STORED RECORDS:
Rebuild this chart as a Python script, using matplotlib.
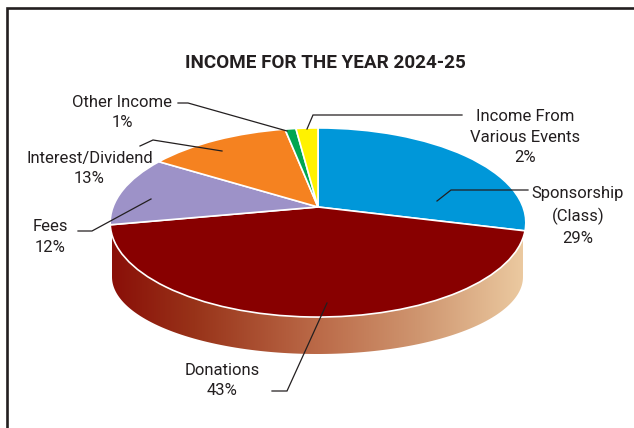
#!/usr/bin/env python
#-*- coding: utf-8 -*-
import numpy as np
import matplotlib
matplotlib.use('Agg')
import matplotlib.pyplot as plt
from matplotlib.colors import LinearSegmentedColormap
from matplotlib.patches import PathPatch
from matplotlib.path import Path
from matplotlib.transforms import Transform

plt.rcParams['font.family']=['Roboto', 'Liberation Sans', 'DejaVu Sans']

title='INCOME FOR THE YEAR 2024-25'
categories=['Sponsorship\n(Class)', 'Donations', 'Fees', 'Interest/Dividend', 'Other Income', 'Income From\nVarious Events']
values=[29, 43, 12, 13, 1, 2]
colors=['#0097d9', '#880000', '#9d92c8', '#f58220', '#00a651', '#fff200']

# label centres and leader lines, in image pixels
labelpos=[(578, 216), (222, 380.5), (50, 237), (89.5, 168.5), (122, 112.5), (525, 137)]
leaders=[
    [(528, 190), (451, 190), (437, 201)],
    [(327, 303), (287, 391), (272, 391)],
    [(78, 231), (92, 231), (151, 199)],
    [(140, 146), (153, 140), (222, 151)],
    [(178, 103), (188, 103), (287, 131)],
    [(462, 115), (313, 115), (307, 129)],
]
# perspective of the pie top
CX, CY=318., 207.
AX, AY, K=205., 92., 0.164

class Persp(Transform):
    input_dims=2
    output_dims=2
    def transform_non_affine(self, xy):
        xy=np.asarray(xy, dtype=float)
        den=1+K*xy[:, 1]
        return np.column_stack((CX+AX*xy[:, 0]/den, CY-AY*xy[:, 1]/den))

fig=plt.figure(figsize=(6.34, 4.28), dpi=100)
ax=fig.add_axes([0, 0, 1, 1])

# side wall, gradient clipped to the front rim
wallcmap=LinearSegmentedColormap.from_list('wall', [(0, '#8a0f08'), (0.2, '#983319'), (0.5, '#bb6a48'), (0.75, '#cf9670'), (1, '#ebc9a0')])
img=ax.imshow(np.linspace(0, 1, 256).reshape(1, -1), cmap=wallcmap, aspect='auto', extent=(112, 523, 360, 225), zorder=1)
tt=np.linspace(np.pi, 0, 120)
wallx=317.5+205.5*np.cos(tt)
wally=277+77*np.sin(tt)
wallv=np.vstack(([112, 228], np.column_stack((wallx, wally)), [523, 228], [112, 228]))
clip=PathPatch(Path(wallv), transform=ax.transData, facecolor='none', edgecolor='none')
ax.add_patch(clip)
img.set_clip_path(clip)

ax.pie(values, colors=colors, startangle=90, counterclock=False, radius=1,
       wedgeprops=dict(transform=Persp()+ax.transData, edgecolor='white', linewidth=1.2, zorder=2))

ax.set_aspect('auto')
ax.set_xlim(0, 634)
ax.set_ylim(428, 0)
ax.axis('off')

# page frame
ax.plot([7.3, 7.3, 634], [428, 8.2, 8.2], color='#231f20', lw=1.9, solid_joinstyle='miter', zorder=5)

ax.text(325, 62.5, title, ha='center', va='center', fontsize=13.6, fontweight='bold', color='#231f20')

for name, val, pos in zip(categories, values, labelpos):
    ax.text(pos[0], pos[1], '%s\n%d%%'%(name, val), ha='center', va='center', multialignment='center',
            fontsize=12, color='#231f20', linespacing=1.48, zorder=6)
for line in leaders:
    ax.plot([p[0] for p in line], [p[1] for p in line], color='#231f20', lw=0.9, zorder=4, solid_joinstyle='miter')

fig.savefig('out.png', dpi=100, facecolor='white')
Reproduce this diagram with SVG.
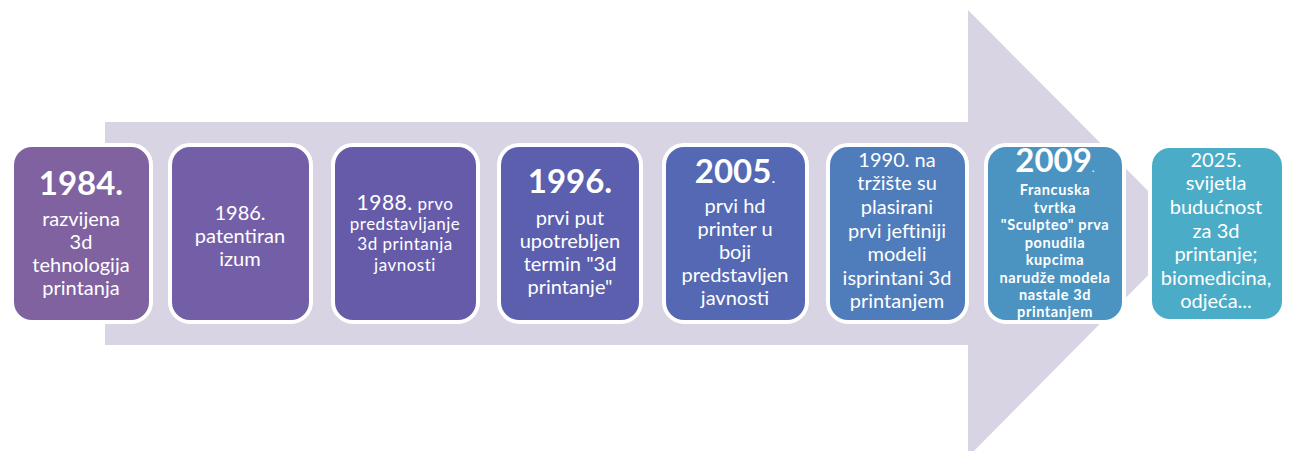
* * *
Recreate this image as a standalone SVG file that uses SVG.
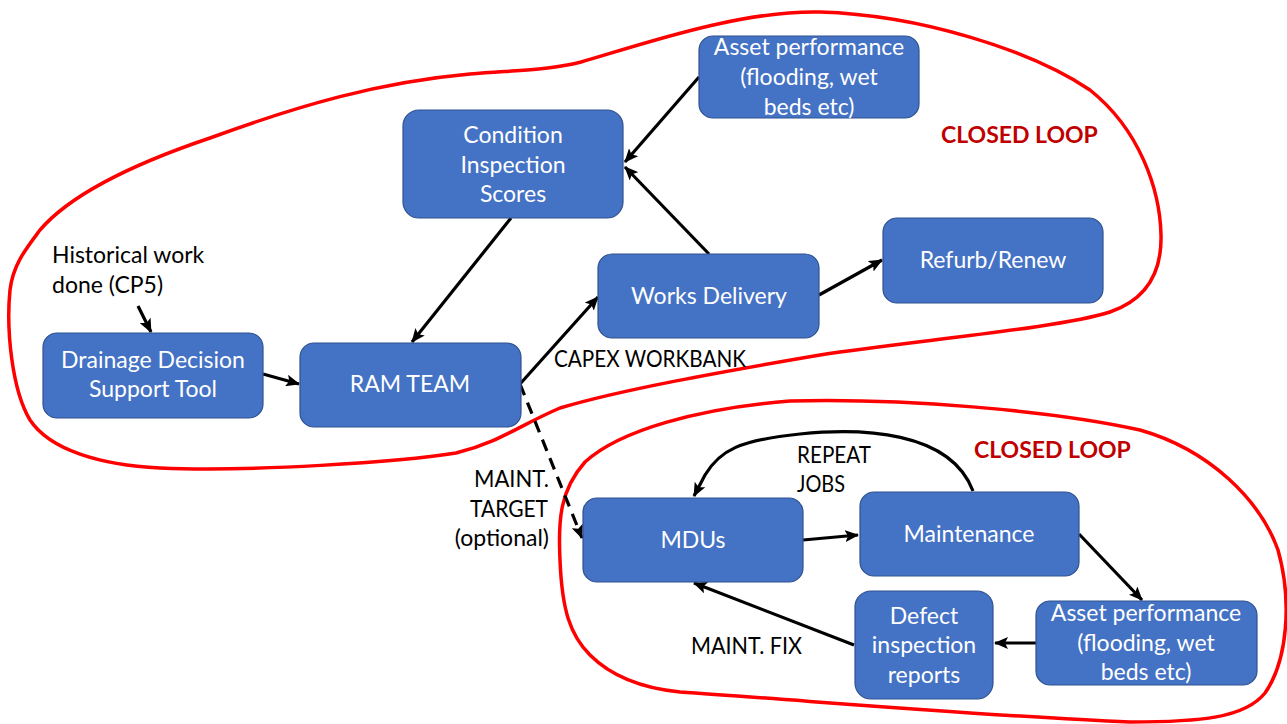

YOUR GOAL:
Lines from the one with "Rebuild this chart" through the one with "Sans', 'DejaVu Sans']" are the only ones to quote. Quote them exactly and leave out pictures.

FINAL RESULT:
Rebuild this chart as a Python script, using matplotlib.
#!/usr/bin/env python
#-*- coding: utf-8 -*-
import numpy as np
import matplotlib
matplotlib.use('Agg')
import matplotlib.pyplot as plt
from matplotlib.colors import LinearSegmentedColormap
from matplotlib.patches import PathPatch
from matplotlib.path import Path
from matplotlib.transforms import Transform

plt.rcParams['font.family']=['Roboto', 'Liberation Sans', 'DejaVu Sans']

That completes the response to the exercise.